# start of Information supplied

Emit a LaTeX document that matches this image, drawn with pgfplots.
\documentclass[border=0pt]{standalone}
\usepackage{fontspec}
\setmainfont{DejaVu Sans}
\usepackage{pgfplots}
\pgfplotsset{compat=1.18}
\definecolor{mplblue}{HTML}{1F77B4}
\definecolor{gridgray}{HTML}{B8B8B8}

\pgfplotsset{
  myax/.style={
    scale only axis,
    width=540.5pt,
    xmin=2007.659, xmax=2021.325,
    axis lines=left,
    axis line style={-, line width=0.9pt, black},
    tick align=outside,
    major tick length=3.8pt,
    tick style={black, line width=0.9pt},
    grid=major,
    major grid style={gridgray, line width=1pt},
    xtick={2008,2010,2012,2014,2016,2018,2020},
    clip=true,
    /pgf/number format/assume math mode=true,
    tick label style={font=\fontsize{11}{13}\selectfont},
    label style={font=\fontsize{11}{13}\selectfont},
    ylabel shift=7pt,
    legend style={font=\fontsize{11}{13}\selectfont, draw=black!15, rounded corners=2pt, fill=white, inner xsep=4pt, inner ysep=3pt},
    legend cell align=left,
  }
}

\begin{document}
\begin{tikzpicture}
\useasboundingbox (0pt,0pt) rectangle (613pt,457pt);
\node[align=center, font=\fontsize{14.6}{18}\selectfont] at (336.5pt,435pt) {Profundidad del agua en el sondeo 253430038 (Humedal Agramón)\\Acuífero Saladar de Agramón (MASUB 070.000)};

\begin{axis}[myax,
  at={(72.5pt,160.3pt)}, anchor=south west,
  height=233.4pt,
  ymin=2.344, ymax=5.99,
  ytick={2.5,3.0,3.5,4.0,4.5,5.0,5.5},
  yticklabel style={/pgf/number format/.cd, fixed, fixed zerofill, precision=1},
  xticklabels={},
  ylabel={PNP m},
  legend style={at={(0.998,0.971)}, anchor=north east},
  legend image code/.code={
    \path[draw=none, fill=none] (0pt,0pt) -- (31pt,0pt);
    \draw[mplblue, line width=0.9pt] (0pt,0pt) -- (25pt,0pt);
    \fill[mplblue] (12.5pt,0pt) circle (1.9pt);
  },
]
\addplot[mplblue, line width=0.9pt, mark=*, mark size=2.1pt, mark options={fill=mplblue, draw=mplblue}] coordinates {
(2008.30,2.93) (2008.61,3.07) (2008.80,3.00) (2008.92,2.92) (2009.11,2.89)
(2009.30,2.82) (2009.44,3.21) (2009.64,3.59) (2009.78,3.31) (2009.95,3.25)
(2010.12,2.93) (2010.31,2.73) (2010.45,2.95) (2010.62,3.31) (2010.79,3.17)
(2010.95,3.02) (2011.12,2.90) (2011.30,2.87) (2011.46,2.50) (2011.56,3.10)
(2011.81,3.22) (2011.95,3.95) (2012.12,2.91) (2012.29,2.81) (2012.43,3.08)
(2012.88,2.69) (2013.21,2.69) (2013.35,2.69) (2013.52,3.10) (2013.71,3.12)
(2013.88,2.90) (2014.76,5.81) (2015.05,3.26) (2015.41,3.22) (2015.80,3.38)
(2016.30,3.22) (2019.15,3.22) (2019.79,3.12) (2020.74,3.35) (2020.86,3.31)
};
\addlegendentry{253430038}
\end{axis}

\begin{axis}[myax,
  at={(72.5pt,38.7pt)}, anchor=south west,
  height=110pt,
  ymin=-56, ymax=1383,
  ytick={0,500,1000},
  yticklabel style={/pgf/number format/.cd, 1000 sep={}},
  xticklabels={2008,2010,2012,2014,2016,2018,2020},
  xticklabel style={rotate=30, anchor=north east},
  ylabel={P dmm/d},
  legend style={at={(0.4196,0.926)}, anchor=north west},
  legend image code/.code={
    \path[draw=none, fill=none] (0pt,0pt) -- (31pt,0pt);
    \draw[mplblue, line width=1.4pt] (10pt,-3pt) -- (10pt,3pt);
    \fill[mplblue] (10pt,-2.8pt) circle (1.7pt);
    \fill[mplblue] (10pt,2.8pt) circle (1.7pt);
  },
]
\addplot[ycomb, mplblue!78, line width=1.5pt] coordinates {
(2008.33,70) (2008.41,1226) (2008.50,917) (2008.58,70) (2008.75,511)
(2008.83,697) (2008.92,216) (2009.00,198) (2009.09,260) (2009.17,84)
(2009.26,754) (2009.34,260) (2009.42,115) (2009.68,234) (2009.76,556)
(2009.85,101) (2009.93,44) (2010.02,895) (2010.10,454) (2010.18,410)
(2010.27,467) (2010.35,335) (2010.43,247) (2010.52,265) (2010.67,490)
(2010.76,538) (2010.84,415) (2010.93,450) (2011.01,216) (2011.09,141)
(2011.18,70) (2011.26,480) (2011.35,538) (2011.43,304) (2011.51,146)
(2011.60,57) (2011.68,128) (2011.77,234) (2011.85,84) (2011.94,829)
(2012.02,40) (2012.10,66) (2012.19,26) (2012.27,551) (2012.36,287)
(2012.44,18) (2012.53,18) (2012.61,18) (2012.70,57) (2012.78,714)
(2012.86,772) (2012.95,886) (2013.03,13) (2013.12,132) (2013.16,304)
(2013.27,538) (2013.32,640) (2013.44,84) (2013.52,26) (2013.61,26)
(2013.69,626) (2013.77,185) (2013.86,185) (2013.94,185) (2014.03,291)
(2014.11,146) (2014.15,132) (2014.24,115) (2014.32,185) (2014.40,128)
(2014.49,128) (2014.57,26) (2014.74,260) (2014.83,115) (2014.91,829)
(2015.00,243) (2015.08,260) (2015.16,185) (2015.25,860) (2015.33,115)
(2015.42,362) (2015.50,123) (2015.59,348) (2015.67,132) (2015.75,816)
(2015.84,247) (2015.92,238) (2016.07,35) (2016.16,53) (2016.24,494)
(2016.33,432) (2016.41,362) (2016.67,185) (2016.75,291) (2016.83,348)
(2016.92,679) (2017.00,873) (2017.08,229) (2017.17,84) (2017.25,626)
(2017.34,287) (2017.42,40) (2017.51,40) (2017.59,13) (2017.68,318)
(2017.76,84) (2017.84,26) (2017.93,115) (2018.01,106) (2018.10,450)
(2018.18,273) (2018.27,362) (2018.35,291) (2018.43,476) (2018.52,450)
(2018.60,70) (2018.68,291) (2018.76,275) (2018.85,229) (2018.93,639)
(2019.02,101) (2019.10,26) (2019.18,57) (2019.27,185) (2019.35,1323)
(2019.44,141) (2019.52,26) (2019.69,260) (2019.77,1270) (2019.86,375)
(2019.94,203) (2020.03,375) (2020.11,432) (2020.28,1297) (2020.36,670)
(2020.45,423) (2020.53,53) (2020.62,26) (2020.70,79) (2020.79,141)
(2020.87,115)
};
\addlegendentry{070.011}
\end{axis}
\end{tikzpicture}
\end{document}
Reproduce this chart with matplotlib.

# end of Information supplied

Your goal.
Select all lines in the listing that include the word "with".

Result for this exercise.
Emit a LaTeX document that matches this image, drawn with pgfplots.
Reproduce this chart with matplotlib.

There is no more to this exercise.